Balls claimed the government plans to raise £1 billion from pension tax relief at the top end of the pay spectrum raised less than £1.6 billion given away in Mr Osborne's first budget on the same reliefs.

He added: "And it is just a fraction of the top rate tax cut - £3 billion top rate tax cut while at the same time the Chancellor is cutting tax credits for working families, cutting child benefit for middle income families, raising taxes on pensioners in April and cutting benefits for the employed."

The Shadow Chancellor agreed with Osborne's philosophy that those who can work, should. However, he criticised the Chancellor, claiming it was impossible to try to get people into jobs when there were none available.

He added: "The Chancellor claims he would cut the welfare bill but high inflation and long-term unemployment means that the benefits bill is forecast to be billions higher in this Parliament than the Chancellor boasted.

"Let me help him. Welfare to Work - the clue is in the name. You can't have a successful welfare-to-work programme without work. And we know that the work programme has totally failed, with only two people in every 100 going into jobs."

He said the Chancellor should not be cutting Jobseeker's Allowance when he was cutting the top rate of tax.

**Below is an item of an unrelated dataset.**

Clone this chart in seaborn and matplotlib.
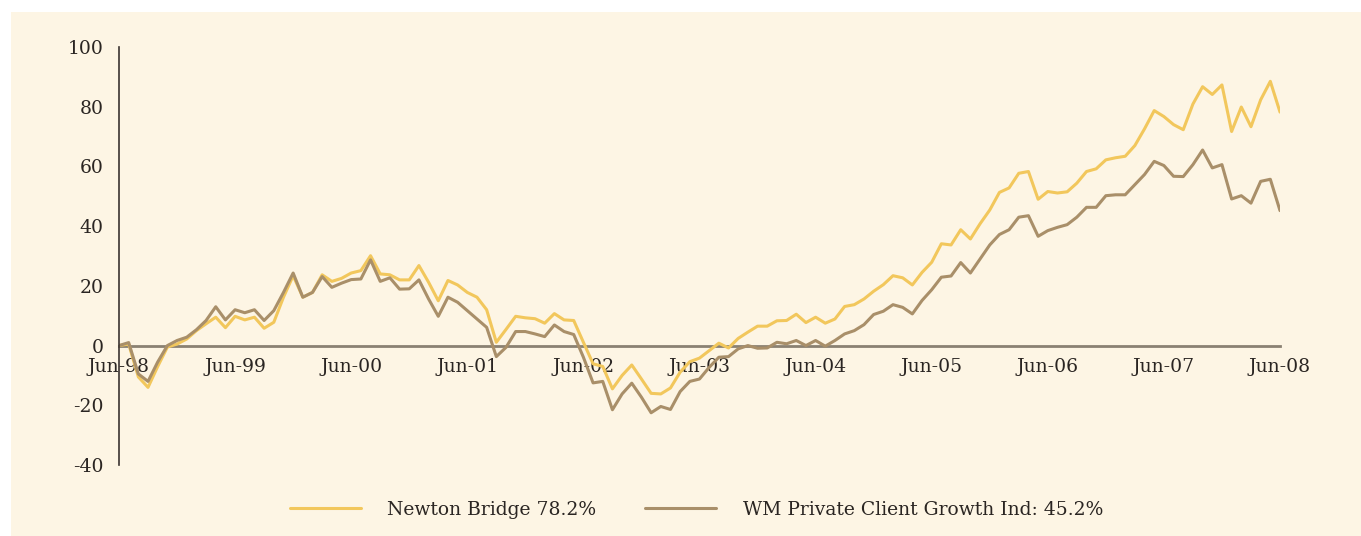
### IMPORTS
import numpy as np
import pandas as pd
import matplotlib
matplotlib.use("Agg")
import matplotlib.pyplot as plt
from matplotlib.patches import Rectangle
import seaborn as sns

### DATA (cumulative % return, monthly Jun-98 .. Jun-08)
newton = [0, 0.5, -10.5, -14, -7, -0.5, 0.5, 2.2, 5, 7.3, 9.5, 6,
          9.8, 8.6, 9.5, 5.8, 7.8, 16.2, 23.4, 16.2, 17.8, 23.7, 21.5, 22.5,
          24.3, 25.1, 30.1, 24, 23.7, 22, 22, 26.8, 21.2, 15, 21.8, 20.3,
          17.8, 16.2, 12, 1.1, 5.4, 9.8, 9.3, 9, 7.5, 10.7, 8.6, 8.4,
          1.1, -6.1, -7, -14.5, -10, -6.5, -11.2, -16, -16.2, -14.2, -8.9, -5.4,
          -4.2, -1.7, 0.8, -0.8, 2.4, 4.5, 6.5, 6.5, 8.3, 8.4, 10.5, 7.7,
          9.5, 7.5, 8.9, 13.1, 13.7, 15.6, 18.2, 20.4, 23.4, 22.7, 20.3, 24.5,
          27.9, 34.1, 33.7, 38.8, 35.7, 40.8, 45.4, 51.3, 52.8, 57.7, 58.3, 49,
          51.6, 51.1, 51.5, 54.4, 58.3, 59.2, 62.2, 62.9, 63.4, 67, 72.6, 78.7,
          76.7, 74, 72.3, 80.9, 86.7, 84.1, 87.3, 71.7, 79.9, 73.3, 82.3, 88.5,
          78.2]
wm = [0, 1, -9.5, -12, -5.5, 0, 1.7, 2.8, 5.3, 8.4, 13, 8.6,
      12, 11, 12, 8.4, 11.7, 17.8, 24.3, 16.2, 17.8, 23.1, 19.5, 20.9,
      22.1, 22.3, 28.7, 21.5, 22.7, 18.9, 19, 22, 15.6, 9.8, 16.2, 14.5,
      11.7, 8.9, 6.1, -3.7, -0.6, 4.7, 4.7, 3.9, 3, 6.9, 4.7, 3.7,
      -3.9, -12.5, -12, -21.5, -16.2, -12.6, -17.3, -22.5, -20.4, -21.4, -15.4, -12,
      -11.2, -7.3, -3.9, -3.7, -1.1, 0, -0.9, -0.8, 1.1, 0.6, 1.7, 0,
      1.7, -0.2, 1.7, 3.9, 5, 7, 10.4, 11.5, 13.7, 12.8, 10.6, 15.1,
      18.7, 22.9, 23.3, 27.8, 24.3, 29, 33.7, 37.2, 38.8, 43, 43.5, 36.6,
      38.5, 39.6, 40.5, 43, 46.3, 46.3, 50.2, 50.5, 50.5, 53.9, 57.3, 61.7,
      60.3, 56.7, 56.6, 60.6, 65.5, 59.5, 60.6, 49.1, 50.2, 47.7, 55, 55.7,
      45.2]
series_names = ["Newton Bridge 78.2%", "WM Private Client Growth Ind: 45.2%"]
tick_labels = ["Jun-98", "Jun-99", "Jun-00", "Jun-01", "Jun-02", "Jun-03",
               "Jun-04", "Jun-05", "Jun-06", "Jun-07", "Jun-08"]
y_ticks = [-40, -20, 0, 20, 40, 60, 80, 100]

months = np.arange(len(newton))
df = pd.DataFrame({
    "month": np.concatenate([months, months]),
    "value": newton + wm,
    "series": [series_names[0]] * len(newton) + [series_names[1]] * len(wm),
})

### STYLE
cream = "#FDF5E4"
txt = "#2a2522"
fs = 13.5
colors = {series_names[0]: "#F2C75C", series_names[1]: "#A98F69"}
sns.set_style("white")
plt.rcParams["font.family"] = ["DejaVu Serif"]

fig = plt.figure(figsize=(13.61, 5.36), dpi=100)
fig.patch.set_facecolor("white")
fig.patches.append(Rectangle((11 / 1361, 0), 1 - 11 / 1361, 1 - 12 / 536,
                             transform=fig.transFigure, facecolor=cream,
                             edgecolor="none", zorder=-10))
ax = fig.add_axes([119 / 1361, 1 - 465 / 536, (1280 - 119) / 1361, 418 / 536])
ax.patch.set_alpha(0)

### PLOT
sns.lineplot(data=df, x="month", y="value", hue="series", palette=colors,
             linewidth=2.2, ax=ax, legend=True)

# spines first (moving a spine resets the ticks)
for s in ["top", "right"]:
    ax.spines[s].set_visible(False)
ax.spines["bottom"].set_position(("data", 0))
ax.spines["bottom"].set_color("#8a8172")
ax.spines["bottom"].set_linewidth(2)
ax.spines["bottom"].set_zorder(1)
ax.spines["left"].set_color("#3a3330")
ax.spines["left"].set_linewidth(1.2)

ax.set_xlim(0, 120)
ax.set_ylim(-40, 100)
ax.set_yticks(y_ticks)
ax.set_yticklabels([str(t) for t in y_ticks], fontsize=fs, color=txt)
ax.set_xticks(np.arange(0, 121, 12))
ax.set_xticklabels(tick_labels, fontsize=fs, color=txt)
ax.tick_params(axis="both", length=0)
ax.tick_params(axis="y", pad=11)
ax.tick_params(axis="x", pad=9)
ax.set_xlabel("")
ax.set_ylabel("")

handles, labels = ax.get_legend_handles_labels()
leg = ax.legend(handles, labels, loc="center",
                bbox_to_anchor=(0.5 + 16 / 1361, 1 - 510 / 536),
                bbox_transform=fig.transFigure, ncol=2, frameon=False,
                fontsize=fs, handlelength=3.8, handletextpad=1.4,
                columnspacing=2.6)
for t in leg.get_texts():
    t.set_color(txt)

plt.savefig("out.png", dpi=100, facecolor=fig.get_facecolor())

Someone earning £228,000 a year would get a top rate tax cut of £75 a week in April, more than the £71 an unemployed person would live on with the JSA.

Mr Balls added: "What sort of government believes that you can only make low-paid working people work harder by cutting their tax credits but you only make millionaires work harder by cutting their taxes. I tell you, certainly not a One Nation government. They must really believe that if you cut taxes at the top the wealth will trickle down."

He said Mr Osborne's promise at the Conservative Party conference in 2009 that they would not cut the top rate of tax while at the same time making a public sector pay freeze was a "con".

"What's changed? Nothing has changed. It was all a con and the mask has slipped. We now know this Chancellor can say we are all in this together without a smirk on his face.

"They wanted us to think they are compassionate Conservatives but now find out they are the same old Conservatives and the Liberal Democrats have gone along with it yet again."

Balls accused the government of being "unfair, incompetent and completely out of touch".

He referred to Tory MP turned I'm A Celebrity.... Get Me Out Of Here! star Nadine Dorries' assessment of Mr Osborne and David Cameron as "two arrogant posh boys who don't know the price of milk".

Balls said: "No wonder this Prime Minister keeps losing his temper, because his worst nightmare is coming true.

"Not snakes and spiders in the jungle, but their fiscal rule broken, their economic credibility in tatters, exposed now as incompetent and unfair.

"Yes, he's the Chancellor... can't someone get him out of here?"